> _Stated problem_
From the first line of the data below through the line bearing "(stageC) -- (stageD);", reproduce each line exactly; do not include pictures.

[begin Data shown]

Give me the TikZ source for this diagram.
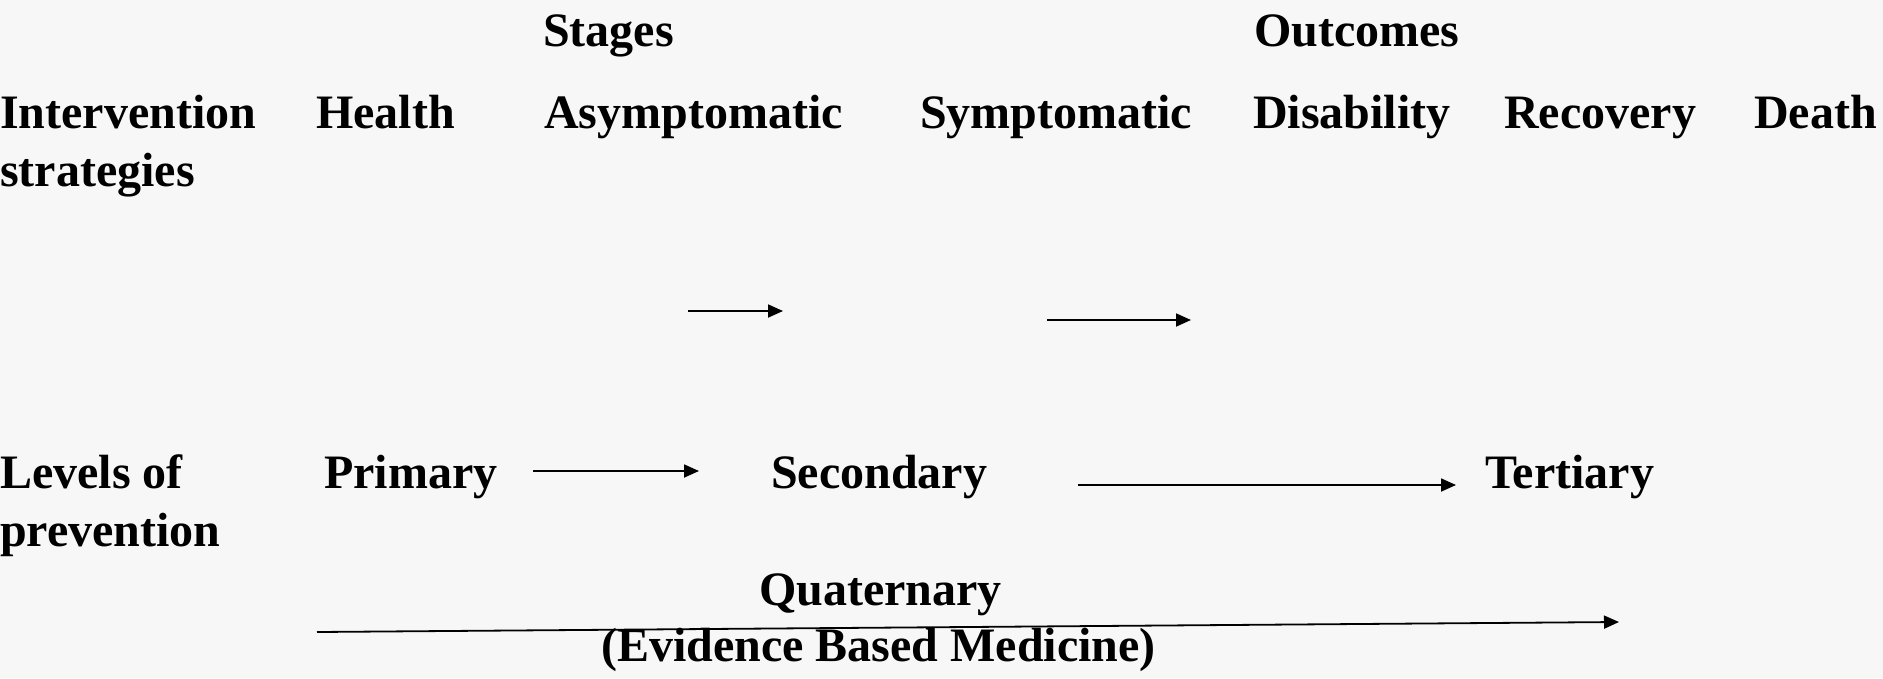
\documentclass[tikz,border=0pt]{standalone}
\usepackage{fontspec}
\setmainfont{Liberation Serif}
\definecolor{SlideBg}{RGB}{247, 247, 247}
\usetikzlibrary{positioning, arrows.meta}

\begin{document}
\begin{tikzpicture}[
  x=1pt, y=-1pt,
  every node/.style={font=\fontsize{48pt}{58pt}\selectfont\bfseries},
  lbl/.style={inner sep=0pt, anchor=base west},
  twoline/.style={inner sep=0pt, anchor=base west, align=left},
  arr/.style={-{Triangle[length=15pt, width=13pt]}, line width=1.8pt, black}
]
\fill[SlideBg] (0,0) rectangle (1883,678);
\useasboundingbox (0,0) rectangle (1883,678);

\node[lbl] (stages) at (543,46) {Stages};
\node[lbl] (outcomes) at (1254,46) {Outcomes};

\node[twoline] (intervention) at (0,186) {Intervention\\strategies};
\node[lbl] (health) at (316,128) {Health};
\node[lbl] (asympt) at (544,128) {Asymptomatic};
\node[lbl] (sympt) at (920,128) {Symptomatic};
\node[lbl] (disab) at (1253,128) {Disability};
\node[lbl] (recov) at (1504,128) {Recovery};
\node[lbl] (death) at (1754,128) {Death};

\coordinate (stageA) at (688,311);
\coordinate (stageB) at (783,311);
\coordinate (stageC) at (1047,320);
\coordinate (stageD) at (1191,320);
\draw[arr] (stageA) -- (stageB);
\draw[arr] (stageC) -- (stageD);

\node[twoline] (levels) at (0,546) {Levels of\\prevention};
\node[lbl] (primary) at (324,488) {Primary};
\node[lbl] (secondary) at (771,488) {Secondary};
\node[lbl] (tertiary) at (1485,488) {Tertiary};

\coordinate (primOut) at (533,471);
\coordinate (secIn) at (699,471);
\coordinate (secOut) at (1078,485);
\coordinate (terIn) at (1456,485);
\draw[arr] (primOut) -- (secIn);
\draw[arr] (secOut) -- (terIn);

\node[lbl] (quaternary) at (759,605) {Quaternary};
\node[lbl] (ebm) at (601,661) {(Evidence Based Medicine)};

\coordinate (quatFrom) at (317,632);
\coordinate (quatTo) at (1619,622);
\draw[arr] (quatFrom) -- (quatTo);
\end{tikzpicture}
\end{document}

[end Data shown]

> _Result for this task_
Give me the TikZ source for this diagram.
\documentclass[tikz,border=0pt]{standalone}
\usepackage{fontspec}
\setmainfont{Liberation Serif}
\definecolor{SlideBg}{RGB}{247, 247, 247}
\usetikzlibrary{positioning, arrows.meta}

\begin{document}
\begin{tikzpicture}[
  x=1pt, y=-1pt,
  every node/.style={font=\fontsize{48pt}{58pt}\selectfont\bfseries},
  lbl/.style={inner sep=0pt, anchor=base west},
  twoline/.style={inner sep=0pt, anchor=base west, align=left},
  arr/.style={-{Triangle[length=15pt, width=13pt]}, line width=1.8pt, black}
]
\fill[SlideBg] (0,0) rectangle (1883,678);
\useasboundingbox (0,0) rectangle (1883,678);

\node[lbl] (stages) at (543,46) {Stages};
\node[lbl] (outcomes) at (1254,46) {Outcomes};

\node[twoline] (intervention) at (0,186) {Intervention\\strategies};
\node[lbl] (health) at (316,128) {Health};
\node[lbl] (asympt) at (544,128) {Asymptomatic};
\node[lbl] (sympt) at (920,128) {Symptomatic};
\node[lbl] (disab) at (1253,128) {Disability};
\node[lbl] (recov) at (1504,128) {Recovery};
\node[lbl] (death) at (1754,128) {Death};

\coordinate (stageA) at (688,311);
\coordinate (stageB) at (783,311);
\coordinate (stageC) at (1047,320);
\coordinate (stageD) at (1191,320);
\draw[arr] (stageA) -- (stageB);
\draw[arr] (stageC) -- (stageD);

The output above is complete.